A careful font designer can address examples like this by providing 
mark-to-mark positioning rules that will make multiple copies of the 
same mark "stack" rather than simply overprint each other.

Of course, not every font designer will be so careful. But then, not 
every Latin-script font adequately distinguishes 'I', 'l', and '1', 
either. We can't expect shaping engines to somehow make up for visual 
ambiguities in font designs.

>
> But these sequences are not self-obvious, so it appears creating
> regexs for sequences where dotted circles should *not* be produced
> might be easier than to do so where they *should* be produced and it
> would be appropriate to err on the side of caution.

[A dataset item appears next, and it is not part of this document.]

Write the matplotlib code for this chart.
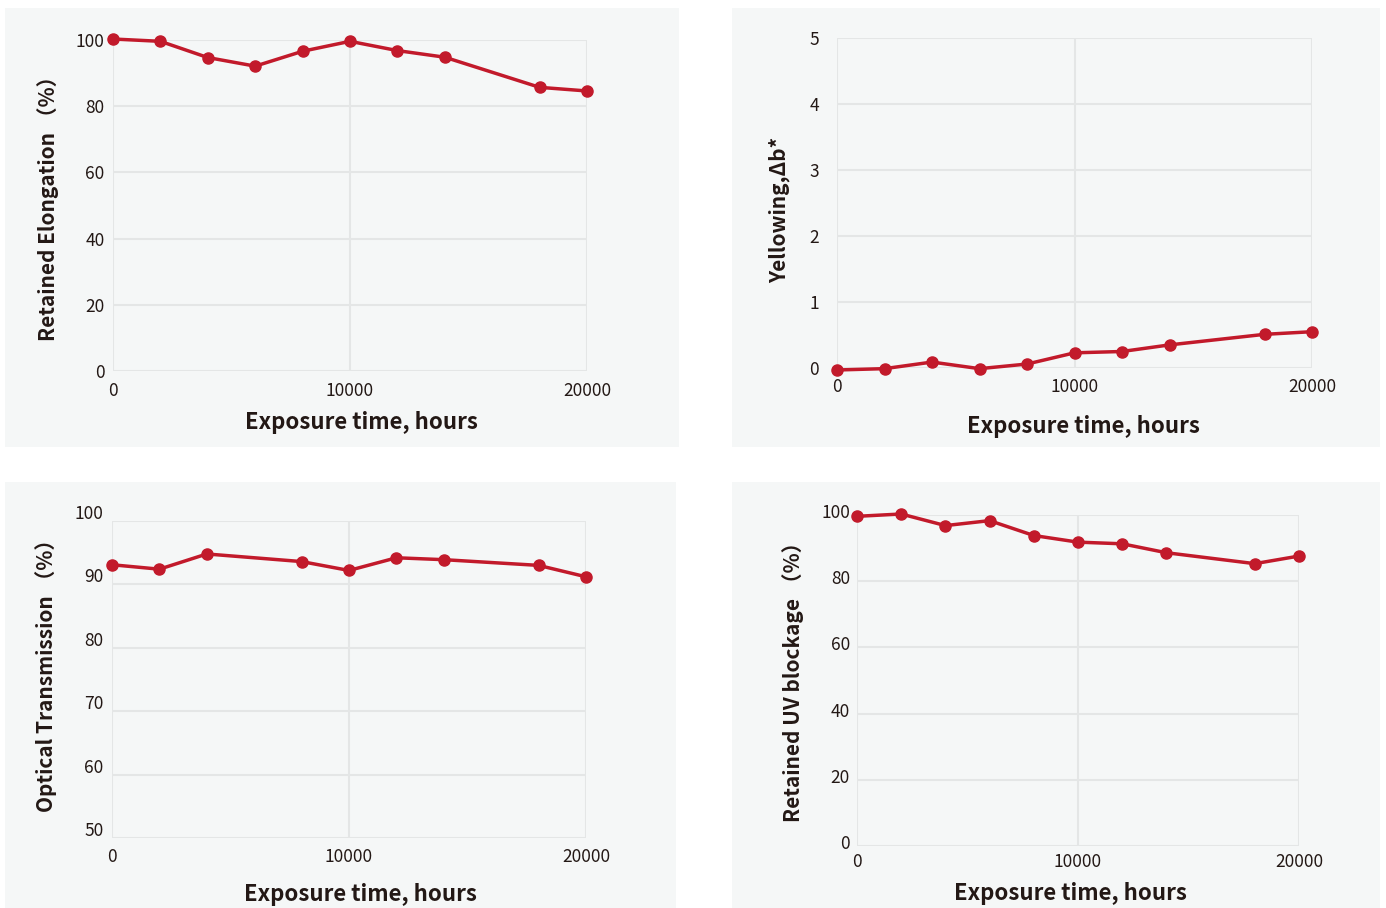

IMO, "to err on the side of caution" in the matter of dotted-circle 
insertion means that we should avoid the risk of blocking a use case 
that someone might someday want, even if we can't anticipate that 
particular need. So, for example, even though we may not be aware of any 
current need for a sequence such as "अिुा", there's no compelling reason 
for a shaping engine to insert dotted circles into it and thus make it 
impossible for a user to encode and render an a-vowel with these three 
matras placed around it.

In general, I think the Indic shaper should *not* insert dotted circles. 
The one exception that I think may be desirable would be the case of 
left-reordrant matras when no usable base character (either consonant or 
vowel letter, or other "placeholder" such as an explicit U+25cc or a 
space, no-break space, etc) can be found. In this case inserting a 
dotted circle (or a space?) to act as the base, and then reordering the 
matra to the left of it, may be the best option, so that a "visually 
encoded" sequence िक does not appear identical to the correctly-encoded कि.

>
> I had to say this, being a scholar of Sanskrit and Vedic, which really
> puts scripts (and hence software support for them) to their limit.
> Pravin (OP on this thread) and I, we have plans for developing a Lohit
> Devanagari Vedic font, so we'll be coming back on this...
>